O caso foi julgado pelo juiz Daniel Carvalho Martins, da Vara do Trabalho de Concórdia, que enfatizou a importância da checagem humana no emprego de ferramentas tecnológicas.
A ação foi movida em julho deste ano e pedia o pagamento de verbas trabalhistas supostamente devidas após a rescisão do contrato, incluindo horas extras e outros direitos.
A defesa do hotel, porém, apontou que a petição inicial trazia ementas de julgados e números de processos impossíveis de localizar nos sites oficiais. Diante da inconsistência, o magistrado determinou que a advogada da parte autora explicasse as citações, mas ela respondeu que se tratava de “mero erro material”.
Citações e relator fictício
A verificação do juízo confirmou tratar-se de um conjunto de referências inventadas.
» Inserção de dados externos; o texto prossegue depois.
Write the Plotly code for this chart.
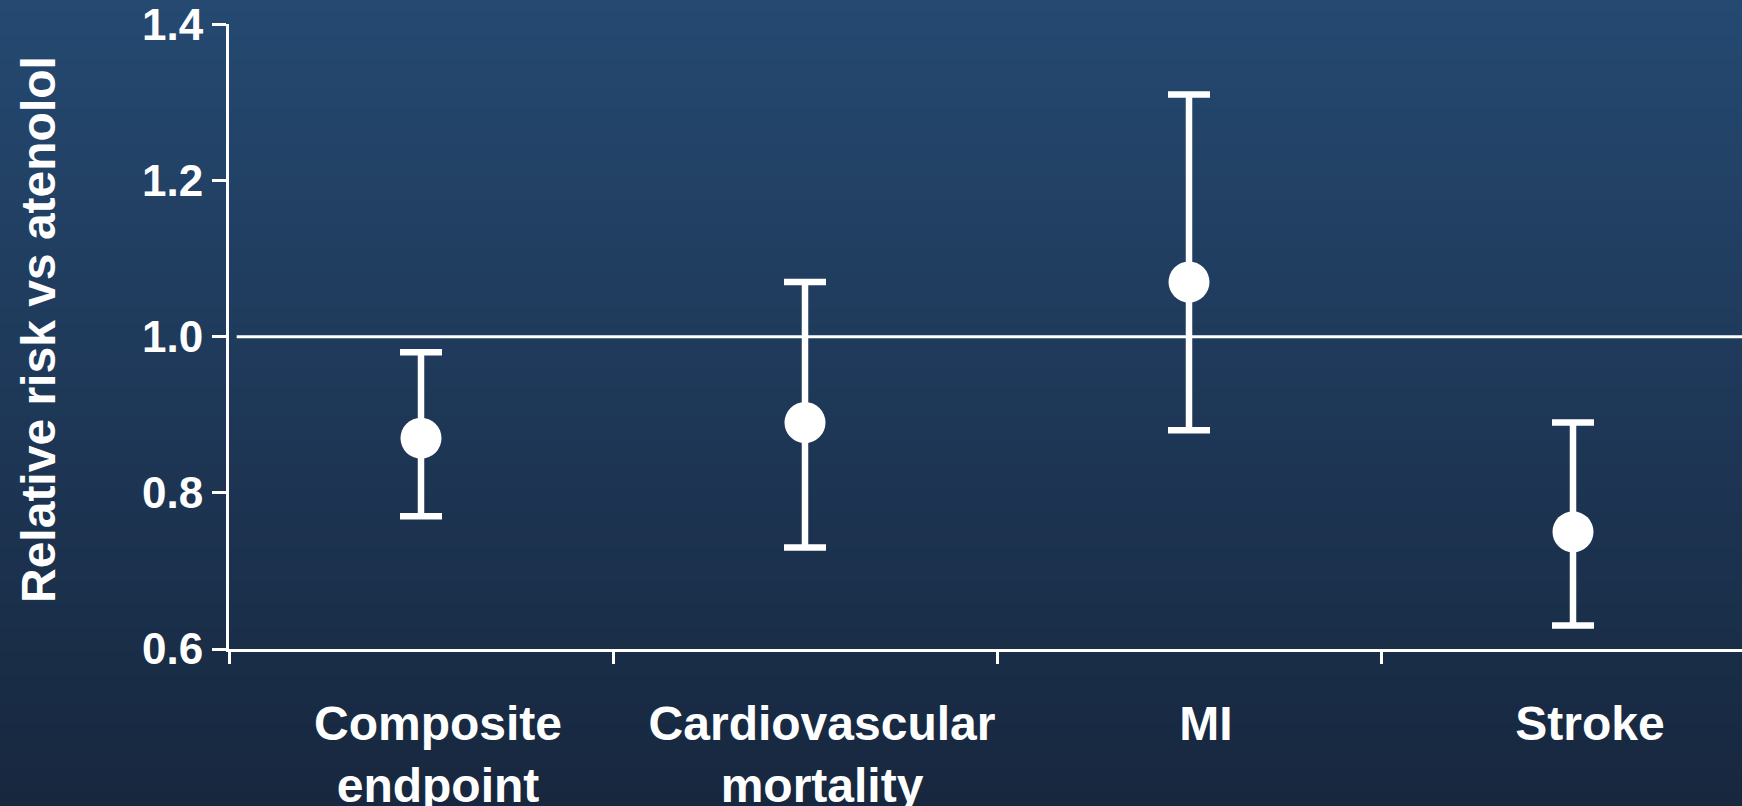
import base64
import struct
import zlib

import plotly.graph_objects as go

# LIFE trial: losartan relative risk vs atenolol, with 95% CI
categories = ["Composite<br>endpoint", "Cardiovascular<br>mortality", "MI", "Stroke"]
relative_risk = [0.87, 0.89, 1.07, 0.75]
ci_lower = [0.77, 0.73, 0.88, 0.63]
ci_upper = [0.98, 1.07, 1.31, 0.89]
y_ticks = [0.6, 0.8, 1.0, 1.2, 1.4]

W, H = 1742, 806
M_L, M_R, M_T, M_B = 229, 0, 24, 157
PLOT_W = W - M_L - M_R
PLOT_H = H - M_T - M_B
FONT = "Liberation Sans, Arial, sans-serif"

TOP_RGB = (37, 73, 113)
BOTTOM_RGB = (23, 39, 62)


def gradient_png(width, height, top, bottom):
    raw = b""
    for r in range(height):
        t = r / (height - 1)
        px = bytes(int(round(a + (b - a) * t)) for a, b in zip(top, bottom))
        raw += b"\x00" + px * width

    def chunk(tag, data):
        c = struct.pack(">I", len(data)) + tag + data
        return c + struct.pack(">I", zlib.crc32(tag + data) & 0xFFFFFFFF)

    sig = b"\x89PNG\r\n\x1a\n"
    ihdr = struct.pack(">IIBBBBB", width, height, 8, 2, 0, 0, 0)
    data = sig + chunk(b"IHDR", ihdr) + chunk(b"IDAT", zlib.compress(raw, 9)) + chunk(b"IEND", b"")
    return "data:image/png;base64," + base64.b64encode(data).decode()


bg = gradient_png(8, H, TOP_RGB, BOTTOM_RGB)

x_pos = list(range(len(categories)))
err_plus = [u - v for u, v in zip(ci_upper, relative_risk)]
err_minus = [v - l for v, l in zip(relative_risk, ci_lower)]

x_end = -0.5 + PLOT_W / 384.0

fig = go.Figure()
fig.add_trace(
    go.Scatter(
        x=x_pos,
        y=relative_risk,
        mode="markers",
        marker=dict(size=41, color="white", line=dict(width=0)),
        error_y=dict(
            type="data",
            symmetric=False,
            array=err_plus,
            arrayminus=err_minus,
            color="white",
            thickness=6.5,
            width=21,
        ),
        showlegend=False,
        hoverinfo="skip",
    )
)

# Reference line at RR = 1.0
fig.add_shape(
    type="line",
    xref="x",
    yref="y",
    x0=-0.48,
    x1=x_end,
    y0=1.0,
    y1=1.0,
    line=dict(color="white", width=3),
    layer="below",
)

fig.add_layout_image(
    dict(
        source=bg,
        xref="paper",
        yref="paper",
        x=-M_L / PLOT_W,
        y=1 + M_T / PLOT_H,
        sizex=W / PLOT_W,
        sizey=H / PLOT_H,
        sizing="stretch",
        xanchor="left",
        yanchor="top",
        layer="below",
    )
)

fig.add_annotation(
    text="Relative risk vs atenolol",
    textangle=-90,
    xref="paper",
    yref="paper",
    x=(38 - M_L) / PLOT_W,
    y=(649 - 329) / PLOT_H,
    xanchor="center",
    yanchor="middle",
    showarrow=False,
    font=dict(family=FONT, size=48, color="white", weight="bold"),
)

fig.update_layout(
    width=W,
    height=H,
    margin=dict(l=M_L, r=M_R, t=M_T, b=M_B, autoexpand=False),
    paper_bgcolor="rgb(30,56,88)",
    plot_bgcolor="rgba(0,0,0,0)",
    font=dict(family=FONT, color="white", weight="bold"),
    xaxis=dict(
        range=[-0.5, x_end],
        tickvals=x_pos,
        ticktext=categories,
        ticks="outside",
        ticklen=30,
        tickcolor="rgba(0,0,0,0)",
        ticklabelshift=17,
        tickfont=dict(family=FONT, size=48, color="white", weight="bold"),
        showline=True,
        linecolor="white",
        linewidth=3,
        showgrid=False,
        zeroline=False,
        fixedrange=True,
        minor=dict(
            tickvals=[-0.5, 0.5, 1.5, 2.5],
            ticks="outside",
            ticklen=12,
            tickwidth=3,
            tickcolor="white",
            showgrid=False,
        ),
    ),
    yaxis=dict(
        range=[0.6, 1.4004],
        tickvals=y_ticks,
        tickformat=".1f",
        ticks="outside",
        ticklen=14,
        tickwidth=3,
        tickcolor="white",
        tickfont=dict(family=FONT, size=44, color="white", weight="bold"),
        ticklabeloverflow="allow",
        showline=True,
        linecolor="white",
        linewidth=3,
        showgrid=False,
        zeroline=False,
        fixedrange=True,
    ),
)

fig.write_html("out.html")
Entre elas, havia até uma suposta decisão atribuída a relator inexistente nos quadros do Tribunal Regional do Trabalho da 12ª Região (TRT-SC). O nome citado, segundo consulta feita pelo juiz no Google, pertence a um comerciante de Ponta Grossa (PR), dono de um bar especializado “no atendimento a consumidores de cerveja gelada”.
O texto também atribuía ao ministro Maurício Godinho Delgado, do Tribunal Superior do Trabalho, uma lição que não consta em suas obras.
“Tais achados, em meu entendimento, vão além de um mero erro material e reforçam o argumento da reclamada de que a petição inicial foi produzida por aplicação de inteligência artificial (IA) generativa sem qualquer verificação humana, o que para esse magistrado significa um ato processual inexistente", afirmou Martins, complementando que modelos de linguagem como o ChatGPT podem “alucinar” respostas – termo técnico usado para descrever a geração de informações falsas com aparência de verdade.
O magistrado citou ainda diretrizes da Recomendação 001/2024 do Conselho Federal da OAB, sobre o uso de “IA generativa na prática jurídica”. De acordo com Martins, a norma exige do advogado “entendimento adequado das limitações, verificação rigorosa das informações, transparência aos clientes e demais interlocutores, sendo vedada a delegação de atos privativos da profissão sem supervisão qualificada”.
Penalidades
Com base no art. 485, IV, do CPC, o juiz extinguiu o processo sem resolução de mérito. Além disso, a parte autora foi condenada por litigância de má-fé, nos termos dos artigos 793-B e 793-C da CLT, com multa de R$ 3,7 mil (equivalente a 5% do valor da causa).
Também foi fixada verba de honorários em 10% para os advogados da outra parte, porém o valor só será cobrado se a autora superar a condição de insuficiência econômica que lhe garantiu a gratuidade de justiça.
Por fim, o magistrado determinou o envio de ofício à Subseção de Concórdia da OAB-SC para “ciência dos fatos narrados e adoção das providências que entender cabíveis”.
A trabalhadora pode recorrer da decisão.